“Organized Retail Theft” Bill is an Extreme Approach to an Imaginary Problem

This week, the Illinois Retail Merchants’ Association succeeded in convincing the Illinois General Assembly to introduce legislation targeted at reducing “organized retail theft.” Chicago Appleseed Center for Fair Courts and the Chicago Council of Lawyers vehemently opposed the bill, HB 1091, which is one of the most regressive pieces of criminal legal system legislation to be introduced in the General Assembly in years. HB 1091 targets people who are alleged to have engaged in a non-violent crime where a business is the victim – retail theft – by ascribing higher penalties than those for people who steal from another human being (and penalties higher even than those for domestic violence or battery).
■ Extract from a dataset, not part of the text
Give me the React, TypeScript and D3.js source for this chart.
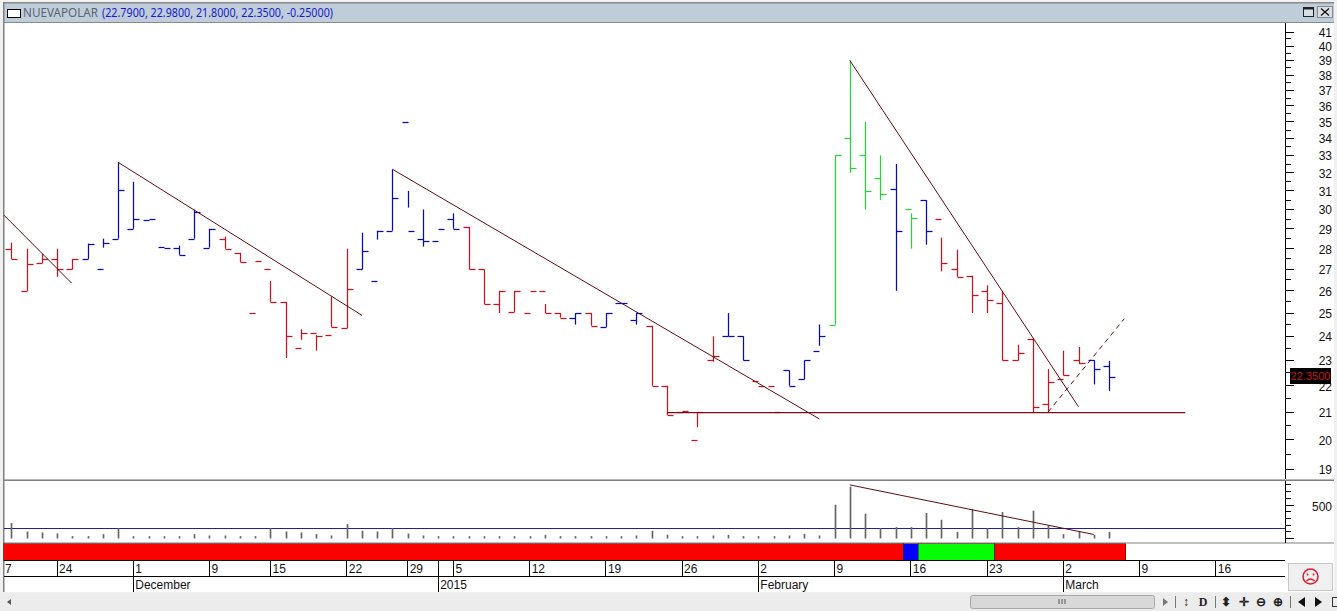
import * as d3 from 'd3';
import * as React from 'react';

const title = 'NUEVAPOLAR';
const titleValues = '(22.7900, 22.9800, 21.8000, 22.3500, -0.25000)';
const lastPrice = 22.35;

const opens = [28, 26, 27.3, 27.5, 27, 27.5, 27, 28.5, 29, 29.45, 28.1, 28.05, 28.5, 28.05, 28.5, 27.8, 25, 27, 25.5, 23.5, 24.15, 24.05, 24.35, 27, 26.45, 28.9, 35, 28.5, 28.4, 29.5, 29.1, 27, 25.4, 25.05, 25, 26, 25, 24.8, 25, 24.4, 25.45, 24.7, 24.45, 22, 21, 20, 23, 24, 24, 22.2, 22, 22.6, 22.25, 23.4, 24.5, 34, 33, 31.7, 31.1, 30, 30.5, 29.5, 27, 26.7, 26, 25.45, 23, 23.9, 21.3, 22.25, 23, 23, 22.79];
const highs = [28.3, 28, 27.75, 28, 27.5, 28.25, 28.5, 32.6, 31.5, 29.5, 28.1, 28.15, 30, 29, 28.6, 27.8, 27.4, 26.45, 25.5, 24.3, 24.05, 25.75, 28, 28.8, 28.9, 32.2, 31, 30, 29, 29.8, 29.1, 27, 26, 26, 26, 25.4, 25, 25, 25, 25, 25.45, 25, 24.45, 22, 21.05, 21, 24, 25, 24, 22, 21, 22.6, 23, 24.5, 33, 39, 35, 33, 32.5, 29.8, 30.5, 28.55, 27.95, 26.7, 26.25, 26, 23.65, 23.9, 22.65, 23.4, 23.55, 23, 22.98];
const lows = [27.5, 26, 27.3, 26.65, 27, 27.5, 28.05, 28.5, 29, 29.5, 28.1, 27.7, 28.5, 28.05, 28, 27.35, 27.4, 25.5, 23.1, 23.85, 23.4, 24.4, 24.35, 27, 28.45, 28.9, 30.1, 28.1, 29, 29, 27, 25.4, 25, 25.05, 26, 25, 24.8, 24.5, 24.45, 24.4, 25.45, 24.5, 22, 20.9, 21.05, 20.45, 22.95, 24, 23, 22, 21, 22, 22.25, 23.6, 24.5, 32, 30, 30.5, 26, 28, 28.2, 26.9, 26.65, 25, 25, 23, 23, 21, 21, 22.4, 22.85, 22.05, 21.8];
const closes = [27.5, 27.25, 27.5, 27, 27.5, 28.25, 28.3, 31.05, 29.5, 29.5, 28.05, 27.7, 29.85, 29, 28, 27.35, 27.4, 25.5, 24, 24.15, 24, 24.4, 26.1, 27.9, 28.9, 30.6, 28.9, 28.4, 29, 29, 27, 25.4, 26, 26, 26, 25, 24.8, 25, 24.45, 25, 25.45, 25, 22, 20.9, 21.05, 21, 23.2, 24, 23, 22, 21, 22, 23, 24, 33, 32.3, 31, 30.85, 28.9, 29.55, 28.9, 27.3, 26.65, 25.8, 25.6, 23, 23.3, 21.2, 22.15, 22.4, 22.9, 22.65, 22.35];
const barStates = 'rrrrrbbbbbbbbbrrrrrrrrrbbbbbbbrrrrrrrbrbbbrrrrrbbrrbbbggggbgbrrrrrrrrrrbb';
const volumes = [230, 105, 90, 75, 35, 35, 65, 155, 35, 35, 35, 35, 65, 45, 45, 35, 35, 155, 105, 90, 65, 45, 215, 115, 105, 155, 75, 45, 35, 35, 35, 35, 35, 35, 35, 55, 35, 35, 35, 35, 35, 45, 115, 55, 35, 35, 45, 55, 35, 35, 35, 45, 70, 45, 505, 775, 370, 155, 170, 170, 380, 280, 100, 435, 155, 395, 170, 415, 195, 65, 105, 55, 100];

const priceTicks = d3.range(19, 42);
const priceMinorTicks = d3.range(19.5, 41.5, 1);
const volumeTicks = [0, 500];
const volumeMinorTicks = [100, 200, 300, 400, 600, 700, 800];
const volumeAverage = 150;

// [index, price, index, price]
const trendLines = [
  [-0.48, 29.7, 3.96, 26.35],
  [7, 32.6, 23, 24.9],
  [25, 32.2, 53, 20.75],
  [55, 39, 70, 21.2],
];
const supportLine = [43, 21, 77, 21];
const dashedLine = [68, 21, 73, 24.75];
const volumeTrend = [55, 800, 71, 60];

const bandRuns: [string, number][] = [['#ff0000', 59], ['#0000ff', 1], ['#00ff00', 5], ['#ff0000', 8.6]];

const weekLabels = ['24', '1', '9', '15', '22', '29', '', '5', '12', '19', '26', '2', '9', '16', '23', '2', '9', '16'];
const weekIndex = [3, 8, 13, 17, 22, 26, 28, 29, 34, 39, 44, 49, 54, 59, 64, 69, 74, 79];
const monthLabels = ['December', '2015', 'February', 'March'];
const monthIndex = [8, 28, 49, 69];

const stateColor = { r: '#c8141e', b: '#0a0ab4', g: '#28d23c' };
const axisFont = '"Liberation Sans", Arial, sans-serif';
const titleFont = '"Noto Sans", sans-serif';

const left = 4;
const right = 1285;

const x = d3.scaleLinear().domain([0, 72]).range([11.3, 1109]);
const y = d3.scaleLog().domain([19, 41]).range([469, 32]);
const yVol = d3.scaleLinear().domain([0, 500]).range([538.5, 505]);

// bars sit on whole pixels, the source chart has no sub-pixel drawing
const snap = (v: number) => Math.round(v) + 0.5;

const App = () => {
  const bars = opens.map((open, i) => ({
    i,
    open,
    high: highs[i],
    low: lows[i],
    close: closes[i],
    color: stateColor[barStates[i]],
  }));

  let bandStart = -0.5;
  const bands = bandRuns.map(([color, n]) => {
    const band = { color, x0: x(bandStart), x1: x(bandStart + n) };
    bandStart += n;
    return band;
  });

  const line = (l: number[], yScale: (v: number) => number) => ({
    x1: x(l[0]),
    y1: yScale(l[1]),
    x2: x(l[2]),
    y2: yScale(l[3]),
  });

  return (
    <svg
      width={1337}
      height={611}
      style={{ position: 'fixed', left: 0, top: 0, background: '#f0f0f0' }}
    >
      {/* window frame */}
      <rect x={3} y={2} width={1331} height={21} fill="#bfcddb" />
      <rect x={3} y={2} width={1331} height={1.5} fill="#8a8a8a" />
      <rect x={3} y={22} width={1331} height={1} fill="#8a8a8a" />
      <rect x={4} y={23} width={1330} height={456} fill="#fff" />
      <rect x={4} y={481} width={1330} height={62} fill="#fff" />
      <rect x={4} y={543} width={1330} height={49} fill="#fff" />
      <rect x={3} y={2} width={1.5} height={590} fill="#808080" />
      <rect x={3} y={479.5} width={1331} height={1.5} fill="#808080" />
      <rect x={3} y={542.5} width={1331} height={1} fill="#808080" />

      <rect x={7.5} y={9.5} width={13} height={8} fill="#fff" stroke="#000" strokeWidth={1} />
      <text x={23} y={17} fontFamily={titleFont} fontSize={12} fill="#5a6470" textLength={75} lengthAdjust="spacingAndGlyphs">{title}</text>
      <text x={102} y={17} fontFamily={titleFont} fontSize={12} fill="#1a1ac8" textLength={231} lengthAdjust="spacingAndGlyphs">{titleValues}</text>
      <rect x={1303.5} y={7.5} width={10} height={9} fill="#d8dee6" stroke="#222" />
      <rect x={1303.5} y={7.5} width={10} height={2} fill="#222" />
      <rect x={1317.5} y={6.5} width={15} height={11} fill="#d8dee6" stroke="#8a8a8a" />
      <path d="M1321 8.5L1329 15.5M1329 8.5L1321 15.5" stroke="#111" strokeWidth={1.3} />

      {/* price axis */}
      <g shapeRendering="crispEdges" stroke="#000">
        <line x1={right} x2={right} y1={23} y2={479} strokeWidth={1} />
        {priceTicks.map((t) => (
          <line key={t} x1={right} x2={1294} y1={y(t)} y2={y(t)} />
        ))}
        {priceMinorTicks.map((t) => (
          <line key={t} x1={right} x2={1291} y1={y(t)} y2={y(t)} />
        ))}
      </g>
      {priceTicks.map((t) => (
        <text key={t} x={1332} y={y(t) + 5} textAnchor="end" fontFamily={axisFont} fontSize={12} fill="#111">{t}</text>
      ))}
      <rect x={1290} y={368} width={41} height={16} fill="#000" />
      <text x={1310.5} y={y(lastPrice) + 3.5} textAnchor="middle" fontFamily={axisFont} fontSize={11} fill="#c8141e">
        {d3.format('.4f')(lastPrice)}
      </text>

      {/* ohlc bars */}
      <g strokeWidth={1.25}>
        {bars.map((b) => (
          <g key={b.i} stroke={b.color}>
            {b.high !== b.low && <line x1={snap(x(b.i))} x2={snap(x(b.i))} y1={y(b.high)} y2={y(b.low)} />}
            <line x1={snap(x(b.i)) - 6} x2={snap(x(b.i))} y1={snap(y(b.open))} y2={snap(y(b.open))} />
            <line x1={snap(x(b.i))} x2={snap(x(b.i)) + 6} y1={snap(y(b.close))} y2={snap(y(b.close))} />
          </g>
        ))}
      </g>

      {/* trend lines */}
      <g stroke="#5c0d12" strokeWidth={1} fill="none">
        {trendLines.map((l, i) => (
          <line key={i} {...line(l, y)} />
        ))}
        <line {...line(supportLine, y)} y1={snap(y(21))} y2={snap(y(21))} strokeWidth={1.25} stroke="#7a0c12" />
        <line {...line(dashedLine, y)} strokeDasharray="5 4" />
      </g>

      {/* volume */}
      <line x1={left} x2={right} y1={snap(yVol(volumeAverage))} y2={snap(yVol(volumeAverage))} stroke="#20209c" />
      {volumes.map((v, i) => (
        <line key={i} x1={snap(x(i))} x2={snap(x(i))} y1={yVol(0)} y2={yVol(v)} stroke="#666" strokeWidth={1.7} />
      ))}
      <line {...line(volumeTrend, yVol)} stroke="#5c0d12" strokeWidth={1} />
      <g shapeRendering="crispEdges" stroke="#000">
        <line x1={right} x2={right} y1={481} y2={543} />
        {volumeTicks.map((t) => (
          <line key={t} x1={right} x2={1294} y1={yVol(t)} y2={yVol(t)} />
        ))}
        {volumeMinorTicks.map((t) => (
          <line key={t} x1={right} x2={1291} y1={yVol(t)} y2={yVol(t)} />
        ))}
      </g>
      <text x={1332} y={511} textAnchor="end" fontFamily={axisFont} fontSize={12} fill="#111">500</text>

      {/* state band */}
      <g shapeRendering="crispEdges">
        {bands.map((b, i) => (
          <rect key={i} x={b.x0} y={543.5} width={b.x1 - b.x0} height={16.5} fill={b.color} stroke="#400" strokeWidth={0.5} />
        ))}
      </g>

      {/* date axis */}
      <g shapeRendering="crispEdges" stroke="#000">
        <line x1={left} x2={right} y1={560.5} y2={560.5} />
        <line x1={left} x2={right} y1={576.5} y2={576.5} />
        {weekIndex.map((d) => (
          <line key={d} x1={x(d)} x2={x(d)} y1={561} y2={576} />
        ))}
        {monthIndex.map((d) => (
          <line key={d} x1={x(d)} x2={x(d)} y1={561} y2={592} />
        ))}
      </g>
      <g fontFamily={axisFont} fontSize={12} fill="#111">
        <text x={5} y={573}>7</text>
        {weekLabels.map((label, i) => (
          <text key={i} x={x(weekIndex[i]) + 2} y={573}>{label}</text>
        ))}
        {monthLabels.map((label, i) => (
          <text key={label} x={x(monthIndex[i]) + 2} y={589}>{label}</text>
        ))}
      </g>

      {/* sad face button */}
      <rect x={1288.5} y={563.5} width={44} height={27} fill="#f0f0f0" stroke="#c8c8c8" />
      <circle cx={1310.5} cy={576.5} r={7.5} fill="none" stroke="#e01830" strokeWidth={1.5} />
      <circle cx={1307.5} cy={574.5} r={1} fill="#e01830" />
      <circle cx={1313.5} cy={574.5} r={1} fill="#e01830" />
      <path d="M1306.5 581Q1310.5 577 1314.5 581" fill="none" stroke="#e01830" strokeWidth={1.3} />

      {/* scrollbar and toolbar */}
      <rect x={0} y={593} width={1337} height={18} fill="#ececec" />
      <path d="M11 599L7 602L11 605Z" fill="#555" />
      <rect x={970.5} y={595.5} width={184} height={13} rx={2} fill="#d8d8d8" stroke="#a8a8a8" />
      <path d="M1059 599V604M1062 599V604M1065 599V604" stroke="#555" />
      <path d="M1163 598L1168 602L1163 606Z" fill="#777" />
      <g stroke="#777" shapeRendering="crispEdges">
        <line x1={1175} x2={1175} y1={596} y2={608} />
        <line x1={1215} x2={1215} y1={596} y2={608} />
        <line x1={1290} x2={1290} y1={596} y2={608} />
      </g>
      <g fontFamily={axisFont} fontSize={12} fontWeight="bold" fill="#222" textAnchor="middle">
        <text x={1186} y={606}>↕</text>
        <text x={1203} y={606} fontFamily='"Liberation Serif", serif'>D</text>
        <text x={1226} y={606}>⬍</text>
        <text x={1244} y={606}>✛</text>
        <text x={1261} y={606}>⊖</text>
        <text x={1278} y={606}>⊕</text>
      </g>
      <path d="M1305 597V607L1298 602Z" fill="#111" />
      <path d="M1315 597V607L1322 602Z" fill="#111" />
      <rect x={1332.5} y={597.5} width={5} height={9} fill="none" stroke="#333" />
    </svg>
  );
};

export default App;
Retail theft – and all the behavior described in the new “organized retail theft” law – is when someone steals merchandise from a store, while the store is open, without using or threatening to use any force. It is the quintessential non-violent crime. For years, legislators and State’s Attorneys in Illinois have followed research that recognizes that retail theft is a symptom of “financial deprivation” (poverty), substance use, and/or mental health issues, which has been a generally successful public policy approach.

Instances of retail theft are at their lowest levels in decades. After plummeting in frequency during the pandemic, the incidence of retail thefts in Chicago rebounded in 2021 but remains at one of the lowest levels this century – 43% lower than in 2019.

Illinois has one of the lowest felony retail theft “thresholds” in the country: a conviction of a retail theft of only $300 (in today’s market, often a single item) can subject someone to a permanent felony conviction and up to three years in prison. Only two states have a lower felony threshold; most other states have retail theft thresholds of $1,000 or higher. 

Although Illinois already over-punishes retail theft, this bill seeks to increase penalties by adding language about “aggravators” (a characteristic of an offense that means that a person faces more serious penalties) that will apply to a huge swath of alleged retail thefts. Despite rhetoric, HB 1091 will not target “the worst of the worst” retail thefts—it will target all shoplifting. For instance, if someone puts merchandise into a bag (something that would surely apply to nearly all instances of retail theft); is with another person; shoplifts merchandise from a truck or vehicle outside of an establishment; triggers an emergency alarm; removes anti-shoplifting tags; or damages property while allegedly shoplifting, they would face a higher sentence for retail theft under the bill. 

HB 1091 also gives businesses rights that go beyond those afforded to victims of violence under the Rights of Crime Victims and Witnesses Act (RCVWA). The actual purpose of the RCVWA is to make sure that individuals who have experienced harm – often life changing harm like sexual violence or the murder of a family member – are given a voice in legal proceedings. Using the protections of the RCVWA to protect property, rather than people, and afford enhanced protections to corporate spokespeople for retail merchants is an absurd perversion of victims’ protections.

This law does not describe a new crime called “organized retail theft,” instead, it attempts to use harsh penalties to increase punishments for run-of-the-mill, non-violent shoplifting.

Shoplifting is a behavior that has its roots in poverty—which would only be exacerbated by prioritizing higher criminal penalties of any kind. Throughout the 1980s and 1990s, sentencing enhancements were routinely used in failed efforts to deter people from breaking the law. We have learned that enhanced punishments do not, in fact, deter behaviors but contribute to the criminalization of poverty and mass incarceration. Passing HB 1091 would be an unwise and misguided attempt to quell corporate concerns without evidence-based justification. Legislators who value criminal legal system reform, or simply value proportionality in punishments for different crimes, should see this bill for what it is and oppose it.